MM: Do you think it is appropriate for Third World governments to set limits on foreign investment?

Fazal: I think people should develop their countries based on the resources within the country itself and on utilizing the strengths and assets of the country. I think if one talks about foreign investment, one has to begin to develop criteria of exactly what kind of elements we need from abroad, what kind of skills or technologies we need. There can be a whole mode of systems whereby a country can get these, but it should be [designed] to build on the foundations within the country itself. Just opening up to foreign investment can be destructive in two ways. First, it can create a situation of a borrowing culture and a system whereby the country becomes mortgaged abroad. Second, it allows systems of exploitation of natural wealth that will be against the long-term interest of the country itself. So one should be very, very circumspect of foreign investment There should be very careful criteria developed. Sometimes these so- called foreign investors are very clever, and they actually don't even bring foreign money in. They appear to bring foreign money in, but actually they very quickly strip the resources from the country itself. Foreign investment and the borrowing culture has led people, instead of looking at the strengths of their own community and building on the foundation of self-determination and self- reliance, to believe that the easy way is to get money from outside.

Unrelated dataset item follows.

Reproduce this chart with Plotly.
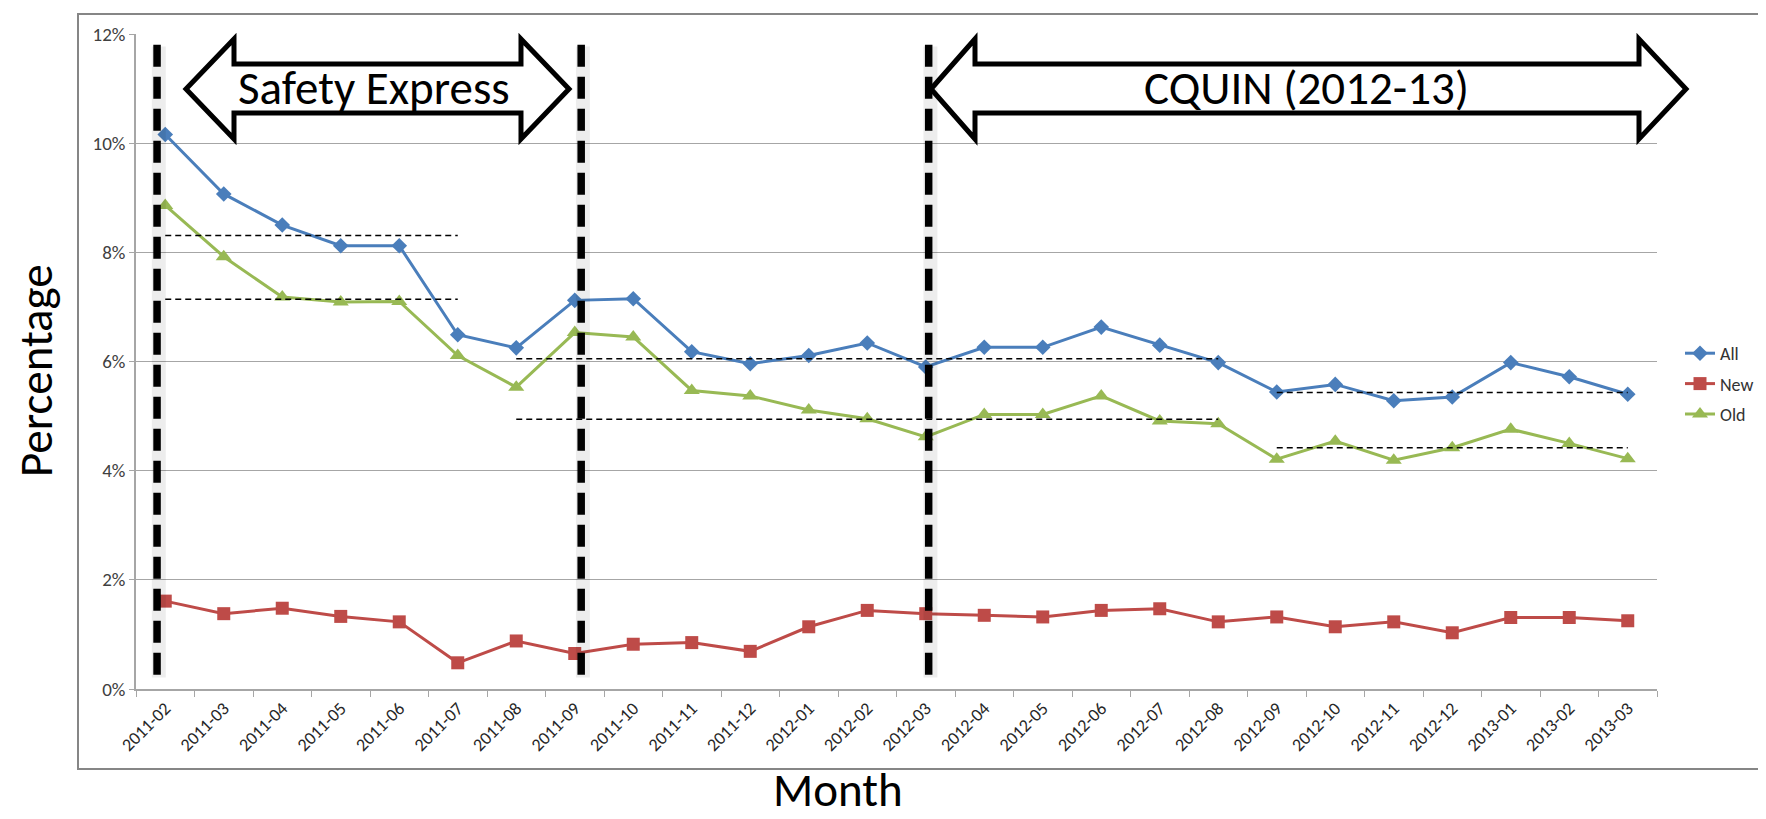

MM: Many institutions which have been responsible for fostering what you are calling the borrowing culture, such as the World Bank, are now referring to concepts such as people-centered development or human resource development. Are they talking about the same concepts you are advocating?

Fazal: I think increasingly those institutions are realizing that change is not going to come until people are involved. [But] there is still the question of whether it is legitimate for organizations like the World Bank to be in the business of development at all, and whether they are just rhetorically praising these [people-centered] approaches. Fundamentally, because the World Bank is a big lending agency, you still have the problem of not encouraging self-reliance, and of having a mentality of lots of money coming from abroad to make changes. You don't have the development of strong, self-reliant, self- determining local entities that can negotiate with other places on an equal basis. The World Bank is encouraging more trade and open markets. But when you have openness between the very powerful and rich and the very poor, you know which direction the market is going to go: it's going to lead to exploitation of the weak. Nearly everyone [supports] food or textile exports from the Third World to the North. But food or clothes for whom? If one looks at clothes particularly, there is a huge amount of waste that is involved in the global garment industry. One issue is helping Third World people with jobs, but if it is going to be a process of waste, I think there are bigger issues that are involved. Third World people who are making garments should look at making clothes for their own country. Similarly, [Third World farmers] should look at how to grow food to meet the needs in their countries. Look at Asia: 700 million people are in absolute poverty; 600 million people cannot read or write, two-thirds of them women; half of the population has no access to safe drinking water. The challenges in development are to address these issues directly. Making products for export is marginal to the real structures that need to be developed in those countries. I see a recognition now that people-centered development is important. Whether the United Nations or the World Bank or similar institutions are going to change sufficiently to give real meaning instead of lip service to this will be one of the challenges of the nineties. If citizen's organizations learn how to link and multiply, we can change those institutions and the governments their policies reflect.